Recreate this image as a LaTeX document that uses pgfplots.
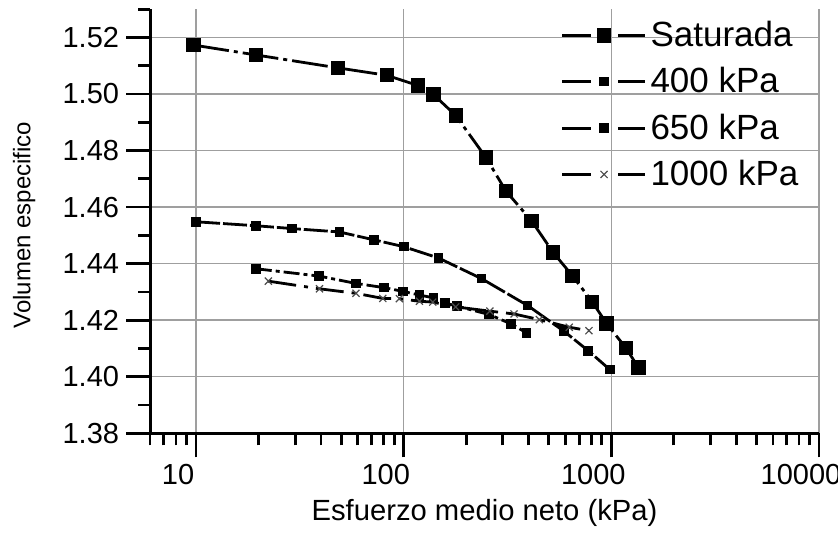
\documentclass[border=0pt]{standalone}
\usepackage{fontspec}
\setmainfont{Liberation Sans}
\usepackage{pgfplots}
\pgfplotsset{compat=1.18}
\begin{document}
\begin{tikzpicture}
\useasboundingbox (-75pt,-52.35pt) rectangle (344pt,216.65pt);
\begin{semilogxaxis}[
 at={(0,0)}, anchor=south west,
 scale only axis, width=334.5pt, height=212.1pt,
 xmin=6, xmax=10000, ymin=1.38, ymax=1.53,
 axis lines*=left,
 axis line style={line width=1.5pt},
 tick align=outside,
 major tick length=12pt, minor tick length=6pt,
 every tick/.style={black, line width=1.4pt},
 xtick={10,100,1000,10000}, xticklabels={10,100,1000,10000},
 minor xtick={6,7,8,9,20,30,40,50,60,70,80,90,200,300,400,500,600,700,800,900,2000,3000,4000,5000,6000,7000,8000,9000},
 ytick={1.38,1.40,1.42,1.44,1.46,1.48,1.50,1.52},
 minor ytick={1.39,1.41,1.43,1.45,1.47,1.49,1.51,1.53},
 yticklabel style={/pgf/number format/.cd, fixed, fixed zerofill, precision=2},
 /pgf/number format/assume math mode=true,
 ticklabel style={font=\fontsize{14.5}{16}\selectfont},
 xticklabel style={xshift=-9pt},
 grid=major,
 major grid style={gray!75, line width=0.7pt},
 xlabel={Esfuerzo medio neto (kPa)},
 x label style={at={(axis description cs:0.5,-0.188)}, anchor=center, font=\fontsize{14.6}{17}\selectfont},
 ylabel={Volumen especifico},
 y label style={at={(axis description cs:-0.188,0.491)}, anchor=center, font=\fontsize{12}{14}\selectfont},
 legend style={at={(axis description cs:0.613,0.982)}, anchor=north west, draw=none, fill=none,
   font=\fontsize{17.5}{20}\selectfont, row sep=5pt, inner sep=0pt},
 legend cell align=left,
 legend image code/.code={
   \draw[#1, solid, line width=1.5pt] (0pt,0pt) -- (14.5pt,0pt);
   \draw[#1, solid, line width=1.5pt] (28pt,0pt) -- (41.5pt,0pt);
   \draw[#1, only marks] plot coordinates {(21pt,0pt)};
 },
]
\addplot[black, line width=1.4pt, dash pattern=on 18pt off 2.5pt on 2pt off 2.5pt,
  mark=square*, mark size=2.9pt, mark options={solid}] coordinates {
(9.7,1.5173) (19.4,1.5138) (48.4,1.5092) (82.8,1.5066) (117,1.5030) (139,1.4998)
(178,1.4924) (249,1.4775) (311,1.4656) (413,1.4551) (525,1.4439) (651,1.4356)
(809,1.4265) (948,1.4188) (1175,1.4102) (1348,1.4033)};
\addlegendentry{Saturada}
\addplot[black, line width=1.4pt, dash pattern=on 12pt off 1.5pt,
  mark=square*, mark size=1.7pt, mark options={solid}] coordinates {
(10,1.4548) (19.4,1.4534) (29,1.4524) (49,1.4512) (72,1.4484) (100,1.4460)
(147,1.4420) (237,1.4347) (395,1.4252) (591,1.4161) (774,1.4092) (984,1.4025)};
\addlegendentry{400 kPa}
\addplot[black, line width=1.4pt, dash pattern=on 8pt off 2pt on 2pt off 2pt,
  mark=square*, mark size=1.7pt, mark options={solid}] coordinates {
(19.4,1.4382) (39.1,1.4356) (58.9,1.4330) (80.6,1.4315) (98.9,1.4302) (119,1.4289)
(139,1.4279) (158,1.4261) (180,1.4250) (258,1.4220) (329,1.4187) (391,1.4155)};
\addlegendentry{650 kPa}
\addplot[black, line width=1.4pt, dash pattern=on 14pt off 4pt on 2pt off 4pt,
  mark=x, mark size=2.5pt, mark options={solid, line width=0.6pt, draw=gray!60!black}] coordinates {
(22.3,1.4338) (39.3,1.4311) (58.9,1.4295) (79.3,1.4277) (95.3,1.4276) (119,1.4267)
(138,1.4264) (178,1.4247) (260,1.4232) (340,1.4222) (450,1.4202) (627,1.4175) (780,1.4163)};
\addlegendentry{1000 kPa}
\end{semilogxaxis}
\end{tikzpicture}
\end{document}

# [Task prompt]
Repeat the material above in full and exactly, omitting the pictures.

# [Problem solution]
Recreate this image as a LaTeX document that uses pgfplots.
\documentclass[border=0pt]{standalone}
\usepackage{fontspec}
\setmainfont{Liberation Sans}
\usepackage{pgfplots}
\pgfplotsset{compat=1.18}
\begin{document}
\begin{tikzpicture}
\useasboundingbox (-75pt,-52.35pt) rectangle (344pt,216.65pt);
\begin{semilogxaxis}[
 at={(0,0)}, anchor=south west,
 scale only axis, width=334.5pt, height=212.1pt,
 xmin=6, xmax=10000, ymin=1.38, ymax=1.53,
 axis lines*=left,
 axis line style={line width=1.5pt},
 tick align=outside,
 major tick length=12pt, minor tick length=6pt,
 every tick/.style={black, line width=1.4pt},
 xtick={10,100,1000,10000}, xticklabels={10,100,1000,10000},
 minor xtick={6,7,8,9,20,30,40,50,60,70,80,90,200,300,400,500,600,700,800,900,2000,3000,4000,5000,6000,7000,8000,9000},
 ytick={1.38,1.40,1.42,1.44,1.46,1.48,1.50,1.52},
 minor ytick={1.39,1.41,1.43,1.45,1.47,1.49,1.51,1.53},
 yticklabel style={/pgf/number format/.cd, fixed, fixed zerofill, precision=2},
 /pgf/number format/assume math mode=true,
 ticklabel style={font=\fontsize{14.5}{16}\selectfont},
 xticklabel style={xshift=-9pt},
 grid=major,
 major grid style={gray!75, line width=0.7pt},
 xlabel={Esfuerzo medio neto (kPa)},
 x label style={at={(axis description cs:0.5,-0.188)}, anchor=center, font=\fontsize{14.6}{17}\selectfont},
 ylabel={Volumen especifico},
 y label style={at={(axis description cs:-0.188,0.491)}, anchor=center, font=\fontsize{12}{14}\selectfont},
 legend style={at={(axis description cs:0.613,0.982)}, anchor=north west, draw=none, fill=none,
   font=\fontsize{17.5}{20}\selectfont, row sep=5pt, inner sep=0pt},
 legend cell align=left,
 legend image code/.code={
   \draw[#1, solid, line width=1.5pt] (0pt,0pt) -- (14.5pt,0pt);
   \draw[#1, solid, line width=1.5pt] (28pt,0pt) -- (41.5pt,0pt);
   \draw[#1, only marks] plot coordinates {(21pt,0pt)};
 },
]
\addplot[black, line width=1.4pt, dash pattern=on 18pt off 2.5pt on 2pt off 2.5pt,
  mark=square*, mark size=2.9pt, mark options={solid}] coordinates {
(9.7,1.5173) (19.4,1.5138) (48.4,1.5092) (82.8,1.5066) (117,1.5030) (139,1.4998)
(178,1.4924) (249,1.4775) (311,1.4656) (413,1.4551) (525,1.4439) (651,1.4356)
(809,1.4265) (948,1.4188) (1175,1.4102) (1348,1.4033)};
\addlegendentry{Saturada}
\addplot[black, line width=1.4pt, dash pattern=on 12pt off 1.5pt,
  mark=square*, mark size=1.7pt, mark options={solid}] coordinates {
(10,1.4548) (19.4,1.4534) (29,1.4524) (49,1.4512) (72,1.4484) (100,1.4460)
(147,1.4420) (237,1.4347) (395,1.4252) (591,1.4161) (774,1.4092) (984,1.4025)};
\addlegendentry{400 kPa}
\addplot[black, line width=1.4pt, dash pattern=on 8pt off 2pt on 2pt off 2pt,
  mark=square*, mark size=1.7pt, mark options={solid}] coordinates {
(19.4,1.4382) (39.1,1.4356) (58.9,1.4330) (80.6,1.4315) (98.9,1.4302) (119,1.4289)
(139,1.4279) (158,1.4261) (180,1.4250) (258,1.4220) (329,1.4187) (391,1.4155)};
\addlegendentry{650 kPa}
\addplot[black, line width=1.4pt, dash pattern=on 14pt off 4pt on 2pt off 4pt,
  mark=x, mark size=2.5pt, mark options={solid, line width=0.6pt, draw=gray!60!black}] coordinates {
(22.3,1.4338) (39.3,1.4311) (58.9,1.4295) (79.3,1.4277) (95.3,1.4276) (119,1.4267)
(138,1.4264) (178,1.4247) (260,1.4232) (340,1.4222) (450,1.4202) (627,1.4175) (780,1.4163)};
\addlegendentry{1000 kPa}
\end{semilogxaxis}
\end{tikzpicture}
\end{document}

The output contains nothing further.